Automate the round trip
- Script the convert, compile, and deploy-to-device sequence so a code change reaches the hardware in one command.
- Have the script print median latency, worst-case latency, accuracy, and sustained throughput in a single report.
- Keep a held-out validation set wired into the loop so accuracy is checked every run, not occasionally.
When measuring a change takes minutes instead of an afternoon, you measure ten times more often, and frequent measurement is what catches a quantization regression or an operator falling back to CPU before it hides in your build. Teams that skip this step tend to optimize blind, make a change that seems to help, and only discover weeks later that an earlier tweak quietly hurt accuracy. A fast loop turns optimization from guesswork into a controlled experiment.
This is also where you decide what "good enough" looks like as a single dashboard, so anyone on the team can glance at the latest run and know whether the model still clears its budget.
Step 7: Package and Plan Updates
With a validated model, integrate it into the application and plan its lifecycle.
- Bundle the model with the app or deliver it as an over-the-air update.
- Version the model so you can roll back a bad release.
- Decide a cadence for retraining and redeploying as data drifts.
Edge models do not improve on their own. A clear update plan keeps the feature accurate over time. The best practices guide covers update strategy in depth.
Frequently Asked Questions
How long does this whole process take?
For a first deployment with a familiar architecture, a focused engineer can move from trained model to validated on-device build in days. The variable is operator support and accuracy recovery; an unsupported layer or a stubborn accuracy drop can add a week.
What if my model is too slow after all the optimization?
Go back to step two. Often the architecture is simply too large for the target, and no amount of quantization fixes that. Switching to a smaller, edge-native base model usually solves it faster than further optimizing the wrong model.
Do I have to quantize?
Not always, but usually. On floating-point-capable accelerators a float16 model may meet your budget. On most constrained or integer-optimized hardware, 8-bit quantization is what makes the model both small enough and fast enough.
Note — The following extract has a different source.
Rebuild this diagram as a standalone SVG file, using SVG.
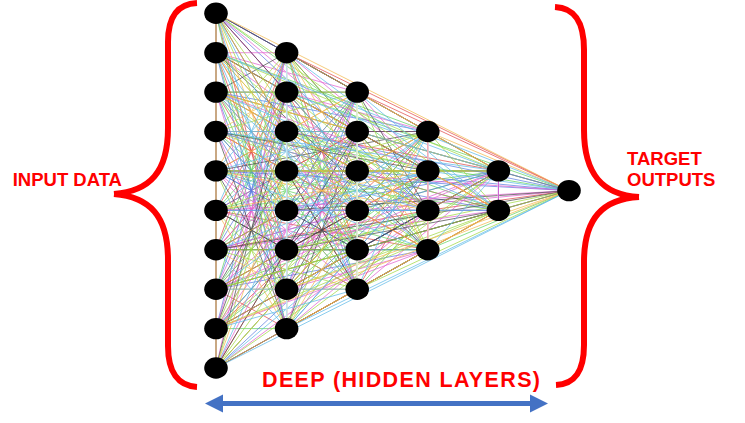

Why can't I trust desktop benchmarks?
The desktop has different silicon, more memory, no thermal limit, and a different runtime. The same model can run an order of magnitude differently on the target. Validation must happen on the actual device or you are guessing.
How do I update a model already on thousands of devices?
Through an over-the-air update channel that ships the new model file, verifies it, and can roll back. Plan this before launch, because retrofitting an update mechanism onto a deployed fleet is painful.
Key Takeaways
- Start by fixing the target device, latency budget, and accuracy floor; every later decision depends on them.
- Choose an edge-native architecture instead of porting a heavy server model.
- Convert early to surface unsupported operators, then optimize with quantization, pruning, and fusion.
- Compile for the actual accelerator; this often yields the biggest single speedup.
- Validate accuracy, median and worst-case latency, and sustained performance on real hardware before shipping, and plan model updates from the start.